As California fires rage, the Forest Service sounds the alarm about sharply rising wildfire costs
In a new report released Wednesday, the agency says that while it spent 16 percent of its total budget on preparing for and fighting fires in 1995, it will spend more than half its budget this year on the same task — and a projected 67 percent or more by 2025 under current funding arrangements.

By ten years from now, the agency’s expenditures for fighting wildfires as they flare up — dubbed fire suppression — are projected to increase from just under $1.1 billion in 2014 to nearly $1.8 billion. And that’s just one of a number of fire related costs; there is also an annual, fixed fire “preparedness” budget that exceeds $1 billion each year.

The Forest Service report says the agency’s very mission is “threatened” by this trend of increased fires, which is having a “debilitating impact” on other Forest Service responsibilities due to a phenomenon where funds for other priorities get shifted towards immediate wildfire emergencies.
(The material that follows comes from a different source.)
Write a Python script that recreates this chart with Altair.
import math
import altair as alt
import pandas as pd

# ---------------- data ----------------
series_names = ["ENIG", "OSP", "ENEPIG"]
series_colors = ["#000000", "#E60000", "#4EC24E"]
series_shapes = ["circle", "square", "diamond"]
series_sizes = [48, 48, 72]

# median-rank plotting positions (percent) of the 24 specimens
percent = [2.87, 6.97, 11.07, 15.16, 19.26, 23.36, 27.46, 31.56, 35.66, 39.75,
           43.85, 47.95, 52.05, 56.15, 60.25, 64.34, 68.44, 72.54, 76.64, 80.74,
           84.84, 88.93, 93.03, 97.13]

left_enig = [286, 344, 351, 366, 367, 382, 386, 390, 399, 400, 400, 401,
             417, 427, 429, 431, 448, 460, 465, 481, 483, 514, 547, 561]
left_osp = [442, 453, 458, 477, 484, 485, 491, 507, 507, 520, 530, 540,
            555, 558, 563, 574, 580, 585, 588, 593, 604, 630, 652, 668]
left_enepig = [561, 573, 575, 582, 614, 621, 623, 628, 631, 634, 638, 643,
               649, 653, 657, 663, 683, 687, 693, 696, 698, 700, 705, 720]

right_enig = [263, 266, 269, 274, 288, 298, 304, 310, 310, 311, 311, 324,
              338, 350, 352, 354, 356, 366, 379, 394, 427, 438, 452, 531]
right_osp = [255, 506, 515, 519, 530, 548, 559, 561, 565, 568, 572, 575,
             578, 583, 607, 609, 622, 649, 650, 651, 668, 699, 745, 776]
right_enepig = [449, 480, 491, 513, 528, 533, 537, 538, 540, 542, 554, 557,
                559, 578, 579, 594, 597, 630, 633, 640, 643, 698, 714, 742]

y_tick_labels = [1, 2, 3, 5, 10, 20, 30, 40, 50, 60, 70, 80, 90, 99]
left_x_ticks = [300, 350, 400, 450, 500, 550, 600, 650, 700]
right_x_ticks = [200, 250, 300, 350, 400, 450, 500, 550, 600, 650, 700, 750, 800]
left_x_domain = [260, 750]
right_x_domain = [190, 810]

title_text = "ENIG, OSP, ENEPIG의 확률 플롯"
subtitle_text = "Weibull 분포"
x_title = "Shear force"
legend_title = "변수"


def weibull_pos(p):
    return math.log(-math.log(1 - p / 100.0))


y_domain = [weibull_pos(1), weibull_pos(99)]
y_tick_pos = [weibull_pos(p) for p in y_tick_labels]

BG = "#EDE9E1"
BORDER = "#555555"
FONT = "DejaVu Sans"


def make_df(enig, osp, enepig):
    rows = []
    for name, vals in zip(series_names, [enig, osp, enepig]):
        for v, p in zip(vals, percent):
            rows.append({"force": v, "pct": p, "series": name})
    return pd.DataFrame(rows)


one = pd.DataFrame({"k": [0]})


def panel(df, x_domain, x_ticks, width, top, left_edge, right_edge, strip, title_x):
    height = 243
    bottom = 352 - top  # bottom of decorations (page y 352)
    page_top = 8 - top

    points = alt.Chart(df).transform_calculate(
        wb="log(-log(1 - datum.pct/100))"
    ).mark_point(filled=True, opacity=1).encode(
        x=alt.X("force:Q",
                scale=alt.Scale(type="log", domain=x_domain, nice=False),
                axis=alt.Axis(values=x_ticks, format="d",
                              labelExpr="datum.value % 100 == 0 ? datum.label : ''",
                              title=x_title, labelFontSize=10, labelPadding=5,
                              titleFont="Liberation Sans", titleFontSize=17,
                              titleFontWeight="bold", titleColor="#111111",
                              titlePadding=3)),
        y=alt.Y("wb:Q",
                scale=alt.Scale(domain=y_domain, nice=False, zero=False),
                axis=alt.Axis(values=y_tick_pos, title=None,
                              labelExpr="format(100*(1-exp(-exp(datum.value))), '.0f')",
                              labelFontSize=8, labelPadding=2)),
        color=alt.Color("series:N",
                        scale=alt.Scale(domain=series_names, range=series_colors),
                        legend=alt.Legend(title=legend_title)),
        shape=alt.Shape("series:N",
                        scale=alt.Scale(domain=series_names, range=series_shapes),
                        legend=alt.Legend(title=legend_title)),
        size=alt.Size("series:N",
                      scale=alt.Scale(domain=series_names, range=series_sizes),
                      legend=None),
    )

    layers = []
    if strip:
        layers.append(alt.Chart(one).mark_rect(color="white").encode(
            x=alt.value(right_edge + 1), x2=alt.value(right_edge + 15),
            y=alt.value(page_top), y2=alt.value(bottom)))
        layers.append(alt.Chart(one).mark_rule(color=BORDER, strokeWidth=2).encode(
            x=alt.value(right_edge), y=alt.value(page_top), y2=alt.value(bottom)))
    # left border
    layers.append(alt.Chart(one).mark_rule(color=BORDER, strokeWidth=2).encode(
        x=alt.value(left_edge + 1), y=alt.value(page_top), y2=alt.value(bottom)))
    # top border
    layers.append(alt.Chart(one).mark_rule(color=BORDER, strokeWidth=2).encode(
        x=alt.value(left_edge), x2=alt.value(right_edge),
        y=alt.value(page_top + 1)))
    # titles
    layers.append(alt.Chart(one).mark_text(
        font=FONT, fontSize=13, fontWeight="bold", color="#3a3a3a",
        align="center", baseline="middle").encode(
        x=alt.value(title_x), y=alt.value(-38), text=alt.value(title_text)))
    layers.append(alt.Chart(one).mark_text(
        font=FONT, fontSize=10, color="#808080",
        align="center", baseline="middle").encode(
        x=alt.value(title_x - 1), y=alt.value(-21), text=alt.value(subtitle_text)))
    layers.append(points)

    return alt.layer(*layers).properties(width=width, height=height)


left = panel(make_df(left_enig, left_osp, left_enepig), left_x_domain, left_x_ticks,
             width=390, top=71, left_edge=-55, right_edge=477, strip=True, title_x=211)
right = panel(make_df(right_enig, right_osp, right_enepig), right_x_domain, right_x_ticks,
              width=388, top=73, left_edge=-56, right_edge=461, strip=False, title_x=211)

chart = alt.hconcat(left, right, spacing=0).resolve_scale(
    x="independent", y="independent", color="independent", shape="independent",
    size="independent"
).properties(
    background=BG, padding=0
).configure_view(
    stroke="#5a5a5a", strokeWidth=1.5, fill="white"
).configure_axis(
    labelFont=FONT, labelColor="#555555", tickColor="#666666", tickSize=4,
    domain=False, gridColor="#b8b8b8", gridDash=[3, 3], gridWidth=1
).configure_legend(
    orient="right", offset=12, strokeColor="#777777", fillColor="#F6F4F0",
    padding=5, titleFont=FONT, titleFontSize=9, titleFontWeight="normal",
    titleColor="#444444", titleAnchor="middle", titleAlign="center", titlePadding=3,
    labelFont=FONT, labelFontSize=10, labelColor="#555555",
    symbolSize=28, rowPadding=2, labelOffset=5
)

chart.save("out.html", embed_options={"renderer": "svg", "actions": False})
“With a warming climate, fire seasons are now on average 78 days longer than in 1970,” the document reads. “The U.S. burns twice as many acres as three decades ago and Forest Service scientists believe the acreage burned may double again by mid-century.”
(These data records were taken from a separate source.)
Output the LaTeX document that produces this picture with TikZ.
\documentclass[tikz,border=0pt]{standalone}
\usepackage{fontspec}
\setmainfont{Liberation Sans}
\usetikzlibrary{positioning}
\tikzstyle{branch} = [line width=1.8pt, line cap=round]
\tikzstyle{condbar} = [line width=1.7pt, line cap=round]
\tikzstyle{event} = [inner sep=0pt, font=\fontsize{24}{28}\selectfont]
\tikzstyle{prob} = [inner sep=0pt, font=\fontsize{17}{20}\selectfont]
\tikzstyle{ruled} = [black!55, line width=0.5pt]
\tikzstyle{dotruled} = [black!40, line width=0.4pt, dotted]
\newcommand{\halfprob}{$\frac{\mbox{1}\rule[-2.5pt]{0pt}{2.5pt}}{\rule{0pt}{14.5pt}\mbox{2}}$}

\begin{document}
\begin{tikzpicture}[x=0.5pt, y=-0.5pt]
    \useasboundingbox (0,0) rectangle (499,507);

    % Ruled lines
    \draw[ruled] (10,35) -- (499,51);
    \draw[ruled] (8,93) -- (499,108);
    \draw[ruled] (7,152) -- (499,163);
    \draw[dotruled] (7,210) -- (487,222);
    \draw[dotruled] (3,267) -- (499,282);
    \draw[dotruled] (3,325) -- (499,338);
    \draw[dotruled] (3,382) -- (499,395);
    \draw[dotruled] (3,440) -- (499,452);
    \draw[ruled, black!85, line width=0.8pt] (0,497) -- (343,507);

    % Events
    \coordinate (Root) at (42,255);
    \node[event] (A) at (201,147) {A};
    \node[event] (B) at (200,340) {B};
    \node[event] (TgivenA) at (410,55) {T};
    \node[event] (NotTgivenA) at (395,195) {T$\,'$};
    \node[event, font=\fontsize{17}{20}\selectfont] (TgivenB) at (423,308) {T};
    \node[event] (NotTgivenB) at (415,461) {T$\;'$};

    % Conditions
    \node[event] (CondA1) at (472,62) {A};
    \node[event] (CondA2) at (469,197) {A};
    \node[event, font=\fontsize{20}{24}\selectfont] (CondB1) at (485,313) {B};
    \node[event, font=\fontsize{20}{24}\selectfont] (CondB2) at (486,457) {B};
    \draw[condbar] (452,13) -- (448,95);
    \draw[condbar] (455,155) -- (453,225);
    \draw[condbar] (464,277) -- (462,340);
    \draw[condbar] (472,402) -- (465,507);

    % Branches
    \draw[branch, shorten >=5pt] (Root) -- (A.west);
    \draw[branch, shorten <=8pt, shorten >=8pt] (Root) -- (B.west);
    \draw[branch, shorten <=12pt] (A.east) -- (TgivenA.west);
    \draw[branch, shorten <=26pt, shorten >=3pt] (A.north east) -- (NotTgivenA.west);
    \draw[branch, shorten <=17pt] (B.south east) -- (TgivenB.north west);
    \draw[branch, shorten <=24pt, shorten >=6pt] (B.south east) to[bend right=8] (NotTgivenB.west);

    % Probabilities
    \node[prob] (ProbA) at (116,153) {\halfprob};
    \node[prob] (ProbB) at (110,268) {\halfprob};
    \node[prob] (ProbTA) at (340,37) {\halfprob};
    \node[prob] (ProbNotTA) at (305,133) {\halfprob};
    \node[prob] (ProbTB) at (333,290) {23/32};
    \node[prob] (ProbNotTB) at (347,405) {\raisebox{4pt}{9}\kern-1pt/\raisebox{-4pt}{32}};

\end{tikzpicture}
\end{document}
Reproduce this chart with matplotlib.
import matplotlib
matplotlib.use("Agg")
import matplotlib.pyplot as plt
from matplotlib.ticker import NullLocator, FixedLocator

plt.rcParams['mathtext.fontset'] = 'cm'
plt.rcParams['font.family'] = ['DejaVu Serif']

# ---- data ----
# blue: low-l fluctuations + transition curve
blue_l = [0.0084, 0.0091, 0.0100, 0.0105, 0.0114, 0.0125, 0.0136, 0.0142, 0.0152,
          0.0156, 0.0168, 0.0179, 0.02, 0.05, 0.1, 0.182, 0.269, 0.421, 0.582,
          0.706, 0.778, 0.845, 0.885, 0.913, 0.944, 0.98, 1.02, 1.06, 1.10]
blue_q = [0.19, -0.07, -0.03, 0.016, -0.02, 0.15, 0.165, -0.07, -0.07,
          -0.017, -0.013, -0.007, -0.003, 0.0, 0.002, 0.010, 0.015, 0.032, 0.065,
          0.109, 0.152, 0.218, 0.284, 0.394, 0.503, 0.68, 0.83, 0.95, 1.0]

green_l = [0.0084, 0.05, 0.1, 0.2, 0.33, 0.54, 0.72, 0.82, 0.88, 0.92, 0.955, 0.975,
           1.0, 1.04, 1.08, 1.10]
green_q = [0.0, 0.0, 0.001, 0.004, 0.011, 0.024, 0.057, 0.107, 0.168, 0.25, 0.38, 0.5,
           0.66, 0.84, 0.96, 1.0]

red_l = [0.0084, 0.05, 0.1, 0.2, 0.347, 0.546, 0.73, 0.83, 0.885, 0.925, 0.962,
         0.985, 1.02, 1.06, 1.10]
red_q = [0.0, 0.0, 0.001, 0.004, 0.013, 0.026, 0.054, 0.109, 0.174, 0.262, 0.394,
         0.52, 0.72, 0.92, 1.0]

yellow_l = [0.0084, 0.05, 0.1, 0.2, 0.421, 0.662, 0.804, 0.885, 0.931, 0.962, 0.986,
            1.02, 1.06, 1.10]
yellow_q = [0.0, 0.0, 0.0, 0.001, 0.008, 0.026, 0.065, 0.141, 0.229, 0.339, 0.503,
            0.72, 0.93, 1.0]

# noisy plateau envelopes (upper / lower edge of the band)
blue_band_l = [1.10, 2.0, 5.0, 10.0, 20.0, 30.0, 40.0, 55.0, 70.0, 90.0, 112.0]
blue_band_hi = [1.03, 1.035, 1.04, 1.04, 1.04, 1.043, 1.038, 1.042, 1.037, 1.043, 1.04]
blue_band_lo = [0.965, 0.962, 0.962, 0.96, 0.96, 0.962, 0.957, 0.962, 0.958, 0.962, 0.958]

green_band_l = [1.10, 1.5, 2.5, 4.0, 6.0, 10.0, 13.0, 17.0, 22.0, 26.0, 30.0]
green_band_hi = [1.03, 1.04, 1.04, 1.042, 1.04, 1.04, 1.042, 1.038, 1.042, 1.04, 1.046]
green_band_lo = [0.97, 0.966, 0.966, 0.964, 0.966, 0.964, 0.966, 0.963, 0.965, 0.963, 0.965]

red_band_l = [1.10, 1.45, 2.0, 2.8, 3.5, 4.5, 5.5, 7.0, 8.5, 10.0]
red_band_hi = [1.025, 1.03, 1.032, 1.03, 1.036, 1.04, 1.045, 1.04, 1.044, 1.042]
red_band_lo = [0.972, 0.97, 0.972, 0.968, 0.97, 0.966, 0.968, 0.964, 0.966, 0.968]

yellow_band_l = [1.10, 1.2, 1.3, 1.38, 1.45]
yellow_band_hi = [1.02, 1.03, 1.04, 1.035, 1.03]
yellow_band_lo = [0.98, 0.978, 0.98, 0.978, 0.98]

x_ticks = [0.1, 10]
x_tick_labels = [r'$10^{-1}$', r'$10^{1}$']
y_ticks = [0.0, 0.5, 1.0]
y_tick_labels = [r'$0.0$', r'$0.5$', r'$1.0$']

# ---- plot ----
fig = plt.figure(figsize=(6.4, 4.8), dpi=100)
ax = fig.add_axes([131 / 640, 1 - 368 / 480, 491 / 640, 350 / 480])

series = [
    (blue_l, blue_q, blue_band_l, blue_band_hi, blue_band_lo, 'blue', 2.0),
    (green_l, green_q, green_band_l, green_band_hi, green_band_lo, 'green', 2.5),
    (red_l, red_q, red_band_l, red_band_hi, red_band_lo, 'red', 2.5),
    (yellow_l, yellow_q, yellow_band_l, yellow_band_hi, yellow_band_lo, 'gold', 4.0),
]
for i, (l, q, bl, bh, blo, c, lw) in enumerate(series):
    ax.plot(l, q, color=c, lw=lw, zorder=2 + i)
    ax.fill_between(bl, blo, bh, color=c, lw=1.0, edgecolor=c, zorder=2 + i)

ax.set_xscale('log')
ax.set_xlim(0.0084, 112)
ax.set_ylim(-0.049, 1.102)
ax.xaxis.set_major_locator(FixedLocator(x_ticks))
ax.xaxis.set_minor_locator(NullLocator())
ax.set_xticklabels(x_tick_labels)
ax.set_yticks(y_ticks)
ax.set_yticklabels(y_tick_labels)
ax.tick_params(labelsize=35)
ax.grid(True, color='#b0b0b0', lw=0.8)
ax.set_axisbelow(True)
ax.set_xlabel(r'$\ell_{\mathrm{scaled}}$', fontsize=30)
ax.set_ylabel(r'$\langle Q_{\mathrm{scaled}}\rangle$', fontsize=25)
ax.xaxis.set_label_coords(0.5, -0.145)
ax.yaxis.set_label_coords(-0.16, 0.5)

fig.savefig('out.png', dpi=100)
The Forest Service is not the only federal agency charged with fighting fires. The Interior Department also manages many wildland areas, and its agencies are charged with about a third of total federal wildland firefighting.
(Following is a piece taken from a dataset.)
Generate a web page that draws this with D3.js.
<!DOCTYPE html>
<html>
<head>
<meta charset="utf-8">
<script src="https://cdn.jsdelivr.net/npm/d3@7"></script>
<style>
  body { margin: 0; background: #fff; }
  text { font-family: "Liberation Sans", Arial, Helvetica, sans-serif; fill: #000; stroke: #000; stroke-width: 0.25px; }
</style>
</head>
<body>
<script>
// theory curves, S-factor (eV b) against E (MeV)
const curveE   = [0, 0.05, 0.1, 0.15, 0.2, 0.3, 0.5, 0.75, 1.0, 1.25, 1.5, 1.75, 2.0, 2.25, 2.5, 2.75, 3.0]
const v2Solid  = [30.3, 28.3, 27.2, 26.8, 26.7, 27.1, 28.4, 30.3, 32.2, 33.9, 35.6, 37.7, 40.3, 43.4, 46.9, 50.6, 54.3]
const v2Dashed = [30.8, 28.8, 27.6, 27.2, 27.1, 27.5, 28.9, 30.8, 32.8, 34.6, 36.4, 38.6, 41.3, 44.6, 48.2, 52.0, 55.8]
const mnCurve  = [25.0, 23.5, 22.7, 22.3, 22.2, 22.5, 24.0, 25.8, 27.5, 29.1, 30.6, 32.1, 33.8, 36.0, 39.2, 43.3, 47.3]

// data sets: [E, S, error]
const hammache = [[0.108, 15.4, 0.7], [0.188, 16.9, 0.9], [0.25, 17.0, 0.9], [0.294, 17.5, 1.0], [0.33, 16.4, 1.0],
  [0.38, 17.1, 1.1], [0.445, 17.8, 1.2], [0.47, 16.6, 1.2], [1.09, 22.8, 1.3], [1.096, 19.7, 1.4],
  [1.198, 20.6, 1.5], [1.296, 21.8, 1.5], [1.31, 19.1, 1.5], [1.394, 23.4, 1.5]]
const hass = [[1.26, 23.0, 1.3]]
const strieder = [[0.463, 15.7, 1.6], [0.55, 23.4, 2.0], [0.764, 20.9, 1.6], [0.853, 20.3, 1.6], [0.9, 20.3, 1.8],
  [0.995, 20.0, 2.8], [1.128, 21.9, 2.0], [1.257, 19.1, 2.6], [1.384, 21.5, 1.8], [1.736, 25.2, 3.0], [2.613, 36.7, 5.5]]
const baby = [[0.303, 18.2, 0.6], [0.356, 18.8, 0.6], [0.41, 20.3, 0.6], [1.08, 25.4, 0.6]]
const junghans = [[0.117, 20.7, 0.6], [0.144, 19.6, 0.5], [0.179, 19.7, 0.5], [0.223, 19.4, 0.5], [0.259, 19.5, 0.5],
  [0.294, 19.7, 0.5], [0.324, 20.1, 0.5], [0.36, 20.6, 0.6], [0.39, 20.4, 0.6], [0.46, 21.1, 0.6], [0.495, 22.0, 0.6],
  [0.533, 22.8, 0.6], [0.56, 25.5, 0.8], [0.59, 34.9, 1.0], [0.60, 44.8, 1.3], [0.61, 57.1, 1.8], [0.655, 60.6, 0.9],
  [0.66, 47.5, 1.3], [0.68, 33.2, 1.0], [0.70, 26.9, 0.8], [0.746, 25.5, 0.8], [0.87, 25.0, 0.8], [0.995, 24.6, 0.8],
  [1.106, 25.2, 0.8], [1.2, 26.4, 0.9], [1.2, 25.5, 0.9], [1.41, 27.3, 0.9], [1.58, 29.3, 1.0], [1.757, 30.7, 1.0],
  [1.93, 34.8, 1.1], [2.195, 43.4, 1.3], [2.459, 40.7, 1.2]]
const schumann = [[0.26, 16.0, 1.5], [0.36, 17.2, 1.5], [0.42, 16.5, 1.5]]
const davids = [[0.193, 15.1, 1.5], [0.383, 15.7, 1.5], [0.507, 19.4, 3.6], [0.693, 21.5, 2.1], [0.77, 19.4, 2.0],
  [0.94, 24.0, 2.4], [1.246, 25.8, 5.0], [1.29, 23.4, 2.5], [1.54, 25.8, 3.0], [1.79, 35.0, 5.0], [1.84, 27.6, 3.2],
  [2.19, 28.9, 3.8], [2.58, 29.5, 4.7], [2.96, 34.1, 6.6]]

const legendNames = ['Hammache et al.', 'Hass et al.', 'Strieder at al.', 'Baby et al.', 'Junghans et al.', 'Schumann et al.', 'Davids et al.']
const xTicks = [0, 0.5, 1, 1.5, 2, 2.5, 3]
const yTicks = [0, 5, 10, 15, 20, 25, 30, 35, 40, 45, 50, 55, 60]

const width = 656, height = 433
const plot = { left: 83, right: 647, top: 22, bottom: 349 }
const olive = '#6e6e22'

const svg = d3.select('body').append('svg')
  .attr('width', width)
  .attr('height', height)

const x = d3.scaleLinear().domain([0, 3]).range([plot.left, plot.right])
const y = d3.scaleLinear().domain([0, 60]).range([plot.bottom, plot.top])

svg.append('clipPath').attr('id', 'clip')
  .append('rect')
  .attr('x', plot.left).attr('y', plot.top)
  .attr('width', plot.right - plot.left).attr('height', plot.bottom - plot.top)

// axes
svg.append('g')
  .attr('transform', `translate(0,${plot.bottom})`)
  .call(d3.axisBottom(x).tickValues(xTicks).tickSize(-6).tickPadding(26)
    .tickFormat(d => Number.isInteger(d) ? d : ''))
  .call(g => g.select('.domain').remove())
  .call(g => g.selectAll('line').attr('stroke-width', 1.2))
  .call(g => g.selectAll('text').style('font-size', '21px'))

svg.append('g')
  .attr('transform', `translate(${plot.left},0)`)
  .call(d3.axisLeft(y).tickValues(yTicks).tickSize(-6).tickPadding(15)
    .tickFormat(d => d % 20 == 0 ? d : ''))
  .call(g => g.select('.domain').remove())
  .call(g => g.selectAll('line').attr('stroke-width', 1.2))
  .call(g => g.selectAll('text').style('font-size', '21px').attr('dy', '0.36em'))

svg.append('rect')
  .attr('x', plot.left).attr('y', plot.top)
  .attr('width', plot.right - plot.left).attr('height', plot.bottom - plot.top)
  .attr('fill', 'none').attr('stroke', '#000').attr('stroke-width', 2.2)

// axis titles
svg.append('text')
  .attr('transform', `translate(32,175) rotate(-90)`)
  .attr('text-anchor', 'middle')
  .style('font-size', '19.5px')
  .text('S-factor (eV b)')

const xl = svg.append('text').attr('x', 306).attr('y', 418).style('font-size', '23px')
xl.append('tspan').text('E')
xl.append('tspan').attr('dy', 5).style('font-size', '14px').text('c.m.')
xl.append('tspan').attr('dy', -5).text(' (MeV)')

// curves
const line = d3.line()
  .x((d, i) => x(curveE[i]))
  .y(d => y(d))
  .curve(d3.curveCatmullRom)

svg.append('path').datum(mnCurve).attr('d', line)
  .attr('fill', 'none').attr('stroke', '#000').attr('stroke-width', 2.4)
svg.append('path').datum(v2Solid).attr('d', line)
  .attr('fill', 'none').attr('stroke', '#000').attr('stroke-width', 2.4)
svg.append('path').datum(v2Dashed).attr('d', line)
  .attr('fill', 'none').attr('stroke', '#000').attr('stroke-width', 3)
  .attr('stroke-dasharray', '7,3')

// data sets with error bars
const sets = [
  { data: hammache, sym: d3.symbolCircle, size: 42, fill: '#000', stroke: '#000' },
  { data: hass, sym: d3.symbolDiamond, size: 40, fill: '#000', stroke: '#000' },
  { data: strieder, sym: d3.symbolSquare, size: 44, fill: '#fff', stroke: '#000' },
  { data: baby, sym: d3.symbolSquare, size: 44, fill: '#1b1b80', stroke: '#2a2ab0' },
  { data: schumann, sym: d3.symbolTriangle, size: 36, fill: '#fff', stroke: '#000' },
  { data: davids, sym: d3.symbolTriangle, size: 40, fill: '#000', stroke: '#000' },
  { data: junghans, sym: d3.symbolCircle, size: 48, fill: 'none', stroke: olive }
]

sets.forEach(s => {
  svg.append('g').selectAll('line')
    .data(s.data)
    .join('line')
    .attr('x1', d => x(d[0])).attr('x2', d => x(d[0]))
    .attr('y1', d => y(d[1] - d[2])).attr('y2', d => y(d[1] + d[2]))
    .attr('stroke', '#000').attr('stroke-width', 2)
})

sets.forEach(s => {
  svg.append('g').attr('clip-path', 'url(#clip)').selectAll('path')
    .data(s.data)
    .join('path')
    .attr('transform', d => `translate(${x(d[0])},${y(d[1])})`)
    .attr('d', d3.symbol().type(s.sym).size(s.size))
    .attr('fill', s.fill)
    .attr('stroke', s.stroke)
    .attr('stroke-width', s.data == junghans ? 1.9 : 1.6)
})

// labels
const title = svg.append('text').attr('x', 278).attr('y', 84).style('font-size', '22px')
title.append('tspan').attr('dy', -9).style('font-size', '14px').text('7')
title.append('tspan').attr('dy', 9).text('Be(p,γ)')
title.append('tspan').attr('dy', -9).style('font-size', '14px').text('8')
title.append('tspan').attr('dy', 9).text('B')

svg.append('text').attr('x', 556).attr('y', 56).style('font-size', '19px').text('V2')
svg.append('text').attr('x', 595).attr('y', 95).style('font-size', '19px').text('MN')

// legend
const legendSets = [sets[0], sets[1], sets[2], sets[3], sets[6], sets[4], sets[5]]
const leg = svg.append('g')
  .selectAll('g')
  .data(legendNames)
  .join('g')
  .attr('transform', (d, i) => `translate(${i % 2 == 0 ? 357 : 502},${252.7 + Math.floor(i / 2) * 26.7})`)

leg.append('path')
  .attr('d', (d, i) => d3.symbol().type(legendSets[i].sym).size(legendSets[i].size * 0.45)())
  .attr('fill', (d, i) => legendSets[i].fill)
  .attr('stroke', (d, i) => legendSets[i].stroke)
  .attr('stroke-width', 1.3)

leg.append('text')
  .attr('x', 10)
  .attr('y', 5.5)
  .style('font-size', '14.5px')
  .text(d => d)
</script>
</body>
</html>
Overall, according to a 2013 study by Headwater Economics, federal wildfire expenditures have increased from under $1 billion per year on average before 1990 to more than $3 billion per year since 2002. And the new Forest Service report suggests they’re still rising.
And…

The U.S. is now at wildfire preparedness level 5 — the highest there is
At preparedness level 5, the nation can request additional firefighting aid from the military or international partners, like Canada.
Sure enough,

U.S. Army Soldiers Mobilized To Help Suppress Wildfires For First Time Since 2006
The Army is deploying 200 soldiers to help fight wildfires that are burning through about 1.1 million acres across the Western United States. That's according to a press release from the National Interagency Fire Center in Boise, Idaho.

"It's been nine years since wildfire was so widespread all at once that active military troops joined firefighters battling blazes," NPR's Howard Berkes reports. "Four military C-130 cargo planes are also in use as air tankers."


Howard notes that National Guard troops have already been called in to help. The soldiers will be joining nearly 30,000 firefighters and support crews. He says that there are talks underway that may bring in firefighters from New Zealand and Australia.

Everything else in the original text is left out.